• **EXERCISE PROMPT**:
From the entries below, copy out every line with "source" in it.

>>>>

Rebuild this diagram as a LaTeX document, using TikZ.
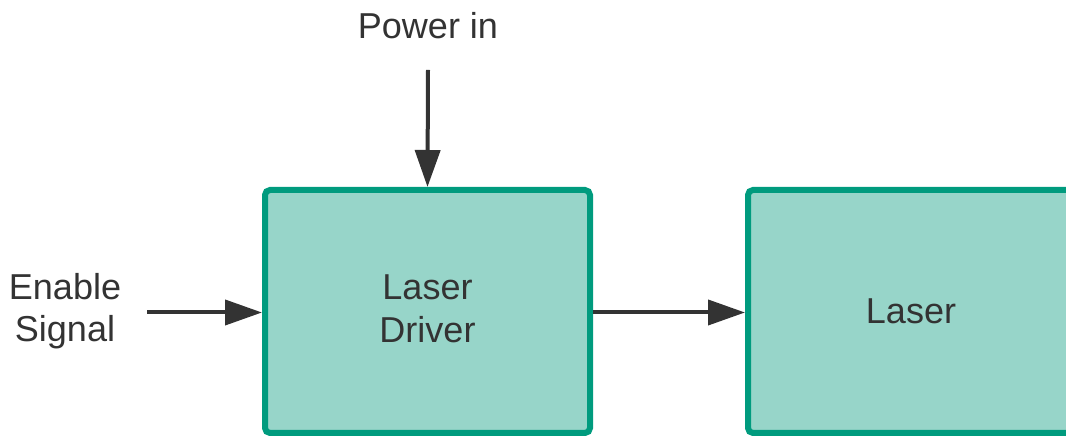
\documentclass[tikz,border=0pt]{standalone}
\usepackage{fontspec}
\setmainfont{Liberation Sans}
\usetikzlibrary{arrows.meta}

\definecolor{boxfill}{HTML}{97D5C9}
\definecolor{boxline}{HTML}{009B7E}
\definecolor{ink}{HTML}{333333}

\begin{document}
\begin{tikzpicture}[>={Triangle[length=0.74cm,width=0.5cm]}, font=\fontsize{20.5}{24}\selectfont, text=ink]
        \useasboundingbox (0,0) rectangle (21.32,8.72);
        \clip (0,0) rectangle (21.32,8.72);

        \tikzset{block/.style={draw=boxline, fill=boxfill, line width=0.12cm, rounded corners=0.1cm, minimum width=6.5cm, minimum height=4.86cm, align=center},
                 feed/.style={draw=ink, line width=0.08cm, ->}}

        \node[block] (driver) at (8.55,2.49) {Laser\\Driver\vspace{3pt}};
        \node[block, minimum width=6.52cm] (laser) at (18.22,2.49) {Laser\vspace{3pt}};

        \node (power) at (8.56,8.2) {Power in};
        \node[align=center] (enable) at (1.3,2.50) {Enable\\Signal};

        \coordinate (powerstart) at (8.56,7.32);
        \coordinate (enablestart) at (2.94,2.47);

        \draw[feed] (powerstart) -- (driver.north);
        \draw[feed] (enablestart) -- (enablestart -| driver.west);
        \draw[feed] (driver.east |- enablestart) -- (laser.west |- enablestart);
        %\draw[feed] (driver) -- (laser);
\end{tikzpicture}
\end{document}
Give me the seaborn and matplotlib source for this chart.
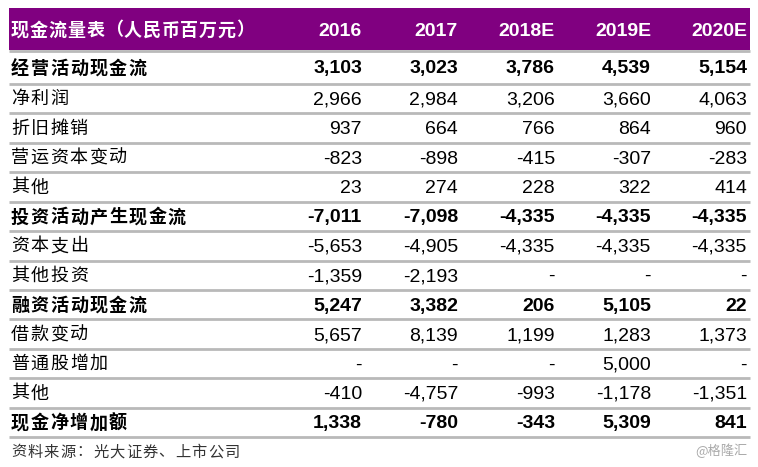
import seaborn as sns
import matplotlib.pyplot as plt
import numpy as np

sns.set_theme(style="white")
plt.rcParams["font.family"] = ["Liberation Sans", "Noto Sans CJK SC", "DejaVu Sans"]

title = "现金流量表（人民币百万元）"
years = ["2016", "2017", "2018E", "2019E", "2020E"]
labels = ["经营活动现金流", "净利润", "折旧摊销", "营运资本变动", "其他",
          "投资活动产生现金流", "资本支出", "其他投资",
          "融资活动现金流", "借款变动", "普通股增加", "其他", "现金净增加额"]
bold_rows = ["经营活动现金流", "投资活动产生现金流", "融资活动现金流", "现金净增加额"]

v2016 = [3103, 2966, 937, -823, 23, -7011, -5653, -1359, 5247, 5657, None, -410, 1338]
v2017 = [3023, 2984, 664, -898, 274, -7098, -4905, -2193, 3382, 8139, None, -4757, -780]
v2018 = [3786, 3206, 766, -415, 228, -4335, -4335, None, 206, 1199, None, -993, -343]
v2019 = [4539, 3660, 864, -307, 322, -4335, -4335, None, 5105, 1283, 5000, -1178, 5309]
v2020 = [5154, 4063, 960, -283, 414, -4335, -4335, None, 22, 1373, None, -1351, 841]
columns = [v2016, v2017, v2018, v2019, v2020]

source = "资料来源：光大证券、上市公司"
mark = "@格隆汇"


def cjk_text(ax, x, y, s, step, **kw):
    # the original uses a wide song-style font, so space the glyphs out by hand
    for k, ch in enumerate(s):
        ax.text(x + k * step, y, ch, va="center", ha="left",
                family=["Noto Sans CJK SC", "DejaVu Sans"], **kw)


fig = plt.figure(figsize=(7.58, 4.67), dpi=100)
ax = fig.add_axes([0, 0, 1, 1])
ax.set_xlim(0, 758)
ax.set_ylim(467, 0)
ax.axis("off")

left, right = 9, 750
col_right = [362, 458, 555, 651, 747]
head_top, head_bot = 8, 50
purple = "#800080"
grey = "#b9b9b9"

# first body row is a little taller than the rest
lines = np.concatenate([[51], np.linspace(84, 437, len(labels))])

ax.fill_between([left, right], head_top, head_bot, color=purple, lw=0)
cjk_text(ax, 11, 30, title, 18.8, color="white", fontsize=13, fontweight="bold")
for x, yr in zip(col_right, years):
    ax.text(x, 31, yr, color="white", fontsize=14,
            fontweight="bold", va="center", ha="right")

ax.hlines(lines, left, right, color=grey, lw=2)

for i, lab in enumerate(labels):
    yc = (lines[i] + lines[i + 1]) / 2 + 1
    fw = "bold" if lab in bold_rows else "normal"
    cjk_text(ax, 11, yc - 0.5, lab, 19.6, fontsize=13, fontweight=fw, color="black")
    for x, col in zip(col_right, columns):
        v = col[i]
        s = "-" if v is None else f"{v:,}"
        ax.text(x, yc + 0.5, s, fontsize=14, fontweight=fw, va="center", ha="right",
                color="black")

cjk_text(ax, 11, 452, source, 16.4, fontsize=11, color="#333333")
ax.text(748, 451, mark, fontsize=9.5, va="center", ha="right", color="#aaaaaa",
        family=["Noto Sans CJK SC", "DejaVu Sans"])

fig.savefig("out.png", dpi=100)
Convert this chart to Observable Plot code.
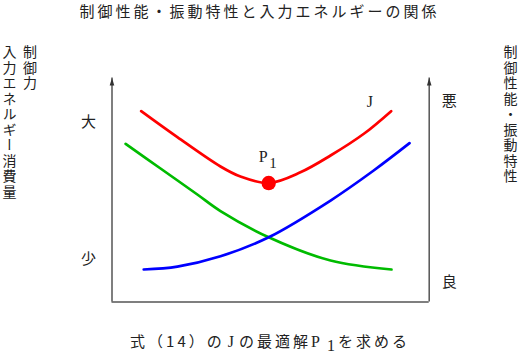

<<<<

• **SOLUTION**:
Give me the seaborn and matplotlib source for this chart.
source = "资料来源：光大证券、上市公司"
cjk_text(ax, 11, 452, source, 16.4, fontsize=11, color="#333333")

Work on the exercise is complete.